Communications and Electrical Workers of Canada
- Abbreviation: CWC
- Merged into: Communications, Energy and Paperworkers Union of Canada
- Formation: 1983
- Dissolved: 1992
- Merger of: Canadian District of the International Union of Electrical Workers; Communication Workers of Canada;
- Type: Trade union
- Location: Canada;
- Membership: 40,000 (1987–1992)
- President: Fred Pomeroy
- Affiliations: Canadian Labour Congress
- Formerly called: Communications, Electronic, Electrical, Technical and Salaried Workers of Canada

= Communications and Electrical Workers of Canada =

Trade union

The Communications and Electrical Workers of Canada (CWC) was a Canadian trade union.
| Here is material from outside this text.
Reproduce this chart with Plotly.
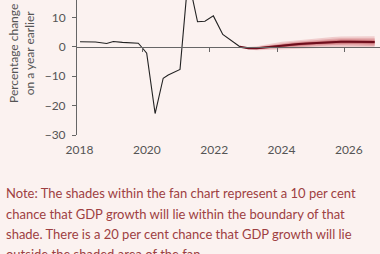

The union was founded in 1983, when the Canadian District of the International Union of Electrical Workers merged with the Communication Workers of Canada to become the Communications, Electronic, Electrical, Technical and Salaried Workers of Canada. In 1985 or 1986, it shortened its name to become the Communications and Electrical Workers of Canada.

It merged with the Energy and Chemical Workers Union and the Canadian Paperworkers Union in 1992 to form the Communications, Energy and Paperworkers Union of Canada. It had 40,000 members at the time of the merger.